• [Set task]
Will you output all of the data below exactly, omitting the images?
+ + + +
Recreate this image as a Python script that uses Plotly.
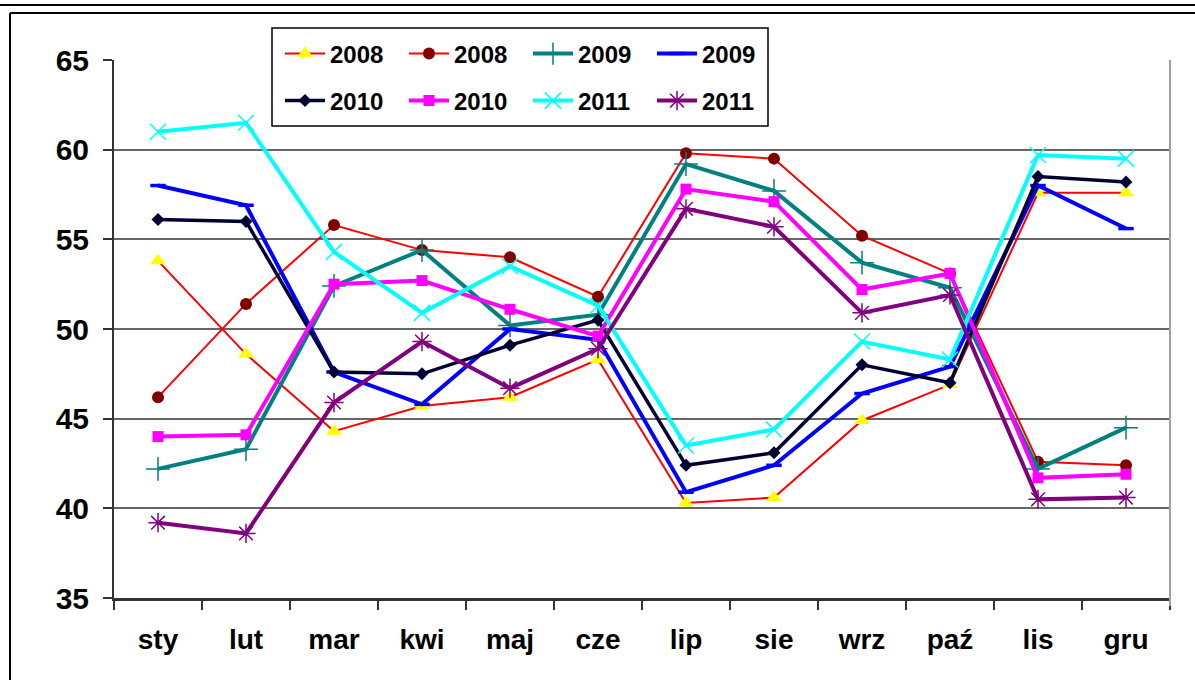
import plotly.graph_objects as go

months = ["sty", "lut", "mar", "kwi", "maj", "cze", "lip", "sie", "wrz", "paź", "lis", "gru"]

s2008_tri = [53.8, 48.6, 44.3, 45.7, 46.2, 48.3, 40.3, 40.6, 44.9, 46.9, 57.6, 57.6]
s2008_dot = [46.2, 51.4, 55.8, 54.4, 54.0, 51.8, 59.8, 59.5, 55.2, 53.1, 42.6, 42.4]
s2009_plus = [42.2, 43.3, 52.4, 54.4, 50.2, 50.8, 59.2, 57.7, 53.7, 52.3, 42.2, 44.5]
s2009_dash = [58.0, 56.9, 47.6, 45.8, 50.0, 49.4, 40.9, 42.4, 46.4, 47.9, 58.0, 55.6]
s2010_dia = [56.1, 56.0, 47.6, 47.5, 49.1, 50.5, 42.4, 43.1, 48.0, 47.0, 58.5, 58.2]
s2010_sq = [44.0, 44.1, 52.5, 52.7, 51.1, 49.6, 57.8, 57.1, 52.2, 53.1, 41.7, 41.9]
s2011_x = [61.0, 61.5, 54.3, 50.9, 53.5, 51.3, 43.5, 44.4, 49.3, 48.3, 59.7, 59.5]
s2011_ast = [39.2, 38.6, 45.9, 49.3, 46.7, 48.9, 56.7, 55.7, 50.9, 51.9, 40.5, 40.6]

labels = ["2008", "2008", "2009", "2009", "2010", "2010", "2011", "2011"]

series = [
    dict(y=s2008_tri, line=dict(color="#FF0000", width=2),
         marker=dict(symbol="triangle-up", color="#FFFF00", size=14, line=dict(width=0))),
    dict(y=s2008_dot, line=dict(color="#FF0000", width=2),
         marker=dict(symbol="circle", color="#800000", size=12, line=dict(width=0))),
    dict(y=s2009_plus, line=dict(color="#008080", width=4),
         marker=dict(symbol="cross-thin-open", color="#008080", size=17, line=dict(width=1.5, color="#008080"))),
    dict(y=s2009_dash, line=dict(color="#0000FF", width=4),
         marker=dict(symbol="line-ew-open", color="#0000FF", size=11, line=dict(width=3.5, color="#0000FF"))),
    dict(y=s2010_dia, line=dict(color="#000033", width=3.5),
         marker=dict(symbol="diamond", color="#000033", size=10, line=dict(width=0))),
    dict(y=s2010_sq, line=dict(color="#FF00FF", width=4),
         marker=dict(symbol="square", color="#FF00FF", size=11, line=dict(width=0))),
    dict(y=s2011_x, line=dict(color="#00FFFF", width=4),
         marker=dict(symbol="x-thin-open", color="#00FFFF", size=16, line=dict(width=1.5, color="#00FFFF"))),
    dict(y=s2011_ast, line=dict(color="#800080", width=4),
         marker=dict(symbol="asterisk-open", color="#800080", size=16, line=dict(width=1.5, color="#800080"))),
]

FONT = "Liberation Sans, Arial, sans-serif"

fig = go.Figure()
for i, (lab, s) in enumerate(zip(labels, series)):
    fig.add_trace(go.Scatter(
        x=months, y=s["y"], name=lab, mode="lines+markers",
        line=s["line"], marker=s["marker"],
        legend="legend" if i < 4 else "legend2",
    ))

W, H = 1195, 680
L, R, T, B = 114, 25, 60, 82
pw, ph = W - L - R, H - T - B


def px_x(px):
    return (px - L) / pw


def px_y(py):
    return (H - B - py) / ph


leg_common = dict(
    orientation="h", xref="container", yref="container",
    xanchor="left", yanchor="middle",
    font=dict(family=FONT, size=24, color="black", weight="bold"),
    bgcolor="rgba(0,0,0,0)", borderwidth=0, entrywidth=69, itemwidth=40,
    tracegroupgap=0,
)

shapes = [
    # legend box
    dict(type="rect", xref="paper", yref="paper",
         x0=px_x(272), x1=px_x(768), y0=px_y(126), y1=px_y(28),
         line=dict(color="black", width=1.5), fillcolor="white", layer="below"),
    # right plot border
    dict(type="line", xref="paper", yref="paper",
         x0=1, x1=1, y0=px_y(606), y1=1,
         line=dict(color="#A0A0A0", width=2)),
    # outer frame lines
    dict(type="line", xref="paper", yref="paper",
         x0=px_x(0), x1=px_x(1195), y0=px_y(5), y1=px_y(5),
         line=dict(color="black", width=2)),
    dict(type="line", xref="paper", yref="paper",
         x0=px_x(10), x1=px_x(1195), y0=px_y(13), y1=px_y(13),
         line=dict(color="black", width=2)),
    dict(type="line", xref="paper", yref="paper",
         x0=px_x(10), x1=px_x(10), y0=px_y(13), y1=px_y(680),
         line=dict(color="black", width=2)),
]

fig.update_layout(
    width=W, height=H, autosize=False,
    margin=dict(l=L, r=R, t=T, b=B, autoexpand=False),
    paper_bgcolor="white", plot_bgcolor="white",
    font=dict(family=FONT, color="black"),
    showlegend=True,
    legend=dict(x=280 / W, y=1 - 54 / H, **leg_common),
    legend2=dict(x=280 / W, y=1 - 101 / H, **leg_common),
    shapes=shapes,
    xaxis=dict(
        type="category", range=[-0.5, 11.5],
        tickson="boundaries", ticks="outside", ticklen=9, tickwidth=2, tickcolor="#333333",
        showgrid=False, showline=True, linecolor="#333333", linewidth=2.5,
        tickfont=dict(family=FONT, size=28, color="black", weight="bold"),
        ticklabelstandoff=15,
    ),
    yaxis=dict(
        range=[35, 65], dtick=5, tick0=35,
        ticks="outside", ticklen=9, tickwidth=2, tickcolor="#333333",
        showgrid=True, gridcolor="#666666", gridwidth=2,
        showline=True, linecolor="#333333", linewidth=2,
        zeroline=False,
        tickfont=dict(family=FONT, size=30, color="black", weight="bold"),
        ticklabelstandoff=8,
    ),
)

fig.write_html(
    "out.html",
    config={"displayModeBar": False},
    post_script="document.body.style.margin='0';document.body.style.overflow='hidden';",
)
+ + + +
• [The response]
Recreate this image as a Python script that uses Plotly.
import plotly.graph_objects as go

months = ["sty", "lut", "mar", "kwi", "maj", "cze", "lip", "sie", "wrz", "paź", "lis", "gru"]

s2008_tri = [53.8, 48.6, 44.3, 45.7, 46.2, 48.3, 40.3, 40.6, 44.9, 46.9, 57.6, 57.6]
s2008_dot = [46.2, 51.4, 55.8, 54.4, 54.0, 51.8, 59.8, 59.5, 55.2, 53.1, 42.6, 42.4]
s2009_plus = [42.2, 43.3, 52.4, 54.4, 50.2, 50.8, 59.2, 57.7, 53.7, 52.3, 42.2, 44.5]
s2009_dash = [58.0, 56.9, 47.6, 45.8, 50.0, 49.4, 40.9, 42.4, 46.4, 47.9, 58.0, 55.6]
s2010_dia = [56.1, 56.0, 47.6, 47.5, 49.1, 50.5, 42.4, 43.1, 48.0, 47.0, 58.5, 58.2]
s2010_sq = [44.0, 44.1, 52.5, 52.7, 51.1, 49.6, 57.8, 57.1, 52.2, 53.1, 41.7, 41.9]
s2011_x = [61.0, 61.5, 54.3, 50.9, 53.5, 51.3, 43.5, 44.4, 49.3, 48.3, 59.7, 59.5]
s2011_ast = [39.2, 38.6, 45.9, 49.3, 46.7, 48.9, 56.7, 55.7, 50.9, 51.9, 40.5, 40.6]

labels = ["2008", "2008", "2009", "2009", "2010", "2010", "2011", "2011"]

series = [
    dict(y=s2008_tri, line=dict(color="#FF0000", width=2),
         marker=dict(symbol="triangle-up", color="#FFFF00", size=14, line=dict(width=0))),
    dict(y=s2008_dot, line=dict(color="#FF0000", width=2),
         marker=dict(symbol="circle", color="#800000", size=12, line=dict(width=0))),
    dict(y=s2009_plus, line=dict(color="#008080", width=4),
         marker=dict(symbol="cross-thin-open", color="#008080", size=17, line=dict(width=1.5, color="#008080"))),
    dict(y=s2009_dash, line=dict(color="#0000FF", width=4),
         marker=dict(symbol="line-ew-open", color="#0000FF", size=11, line=dict(width=3.5, color="#0000FF"))),
    dict(y=s2010_dia, line=dict(color="#000033", width=3.5),
         marker=dict(symbol="diamond", color="#000033", size=10, line=dict(width=0))),
    dict(y=s2010_sq, line=dict(color="#FF00FF", width=4),
         marker=dict(symbol="square", color="#FF00FF", size=11, line=dict(width=0))),
    dict(y=s2011_x, line=dict(color="#00FFFF", width=4),
         marker=dict(symbol="x-thin-open", color="#00FFFF", size=16, line=dict(width=1.5, color="#00FFFF"))),
    dict(y=s2011_ast, line=dict(color="#800080", width=4),
         marker=dict(symbol="asterisk-open", color="#800080", size=16, line=dict(width=1.5, color="#800080"))),
]

FONT = "Liberation Sans, Arial, sans-serif"

fig = go.Figure()
for i, (lab, s) in enumerate(zip(labels, series)):
    fig.add_trace(go.Scatter(
        x=months, y=s["y"], name=lab, mode="lines+markers",
        line=s["line"], marker=s["marker"],
        legend="legend" if i < 4 else "legend2",
    ))

W, H = 1195, 680
L, R, T, B = 114, 25, 60, 82
pw, ph = W - L - R, H - T - B


def px_x(px):
    return (px - L) / pw


def px_y(py):
    return (H - B - py) / ph


leg_common = dict(
    orientation="h", xref="container", yref="container",
    xanchor="left", yanchor="middle",
    font=dict(family=FONT, size=24, color="black", weight="bold"),
    bgcolor="rgba(0,0,0,0)", borderwidth=0, entrywidth=69, itemwidth=40,
    tracegroupgap=0,
)

shapes = [
    # legend box
    dict(type="rect", xref="paper", yref="paper",
         x0=px_x(272), x1=px_x(768), y0=px_y(126), y1=px_y(28),
         line=dict(color="black", width=1.5), fillcolor="white", layer="below"),
    # right plot border
    dict(type="line", xref="paper", yref="paper",
         x0=1, x1=1, y0=px_y(606), y1=1,
         line=dict(color="#A0A0A0", width=2)),
    # outer frame lines
    dict(type="line", xref="paper", yref="paper",
         x0=px_x(0), x1=px_x(1195), y0=px_y(5), y1=px_y(5),
         line=dict(color="black", width=2)),
    dict(type="line", xref="paper", yref="paper",
         x0=px_x(10), x1=px_x(1195), y0=px_y(13), y1=px_y(13),
         line=dict(color="black", width=2)),
    dict(type="line", xref="paper", yref="paper",
         x0=px_x(10), x1=px_x(10), y0=px_y(13), y1=px_y(680),
         line=dict(color="black", width=2)),
]

fig.update_layout(
    width=W, height=H, autosize=False,
    margin=dict(l=L, r=R, t=T, b=B, autoexpand=False),
    paper_bgcolor="white", plot_bgcolor="white",
    font=dict(family=FONT, color="black"),
    showlegend=True,
    legend=dict(x=280 / W, y=1 - 54 / H, **leg_common),
    legend2=dict(x=280 / W, y=1 - 101 / H, **leg_common),
    shapes=shapes,
    xaxis=dict(
        type="category", range=[-0.5, 11.5],
        tickson="boundaries", ticks="outside", ticklen=9, tickwidth=2, tickcolor="#333333",
        showgrid=False, showline=True, linecolor="#333333", linewidth=2.5,
        tickfont=dict(family=FONT, size=28, color="black", weight="bold"),
        ticklabelstandoff=15,
    ),
    yaxis=dict(
        range=[35, 65], dtick=5, tick0=35,
        ticks="outside", ticklen=9, tickwidth=2, tickcolor="#333333",
        showgrid=True, gridcolor="#666666", gridwidth=2,
        showline=True, linecolor="#333333", linewidth=2,
        zeroline=False,
        tickfont=dict(family=FONT, size=30, color="black", weight="bold"),
        ticklabelstandoff=8,
    ),
)

fig.write_html(
    "out.html",
    config={"displayModeBar": False},
    post_script="document.body.style.margin='0';document.body.style.overflow='hidden';",
)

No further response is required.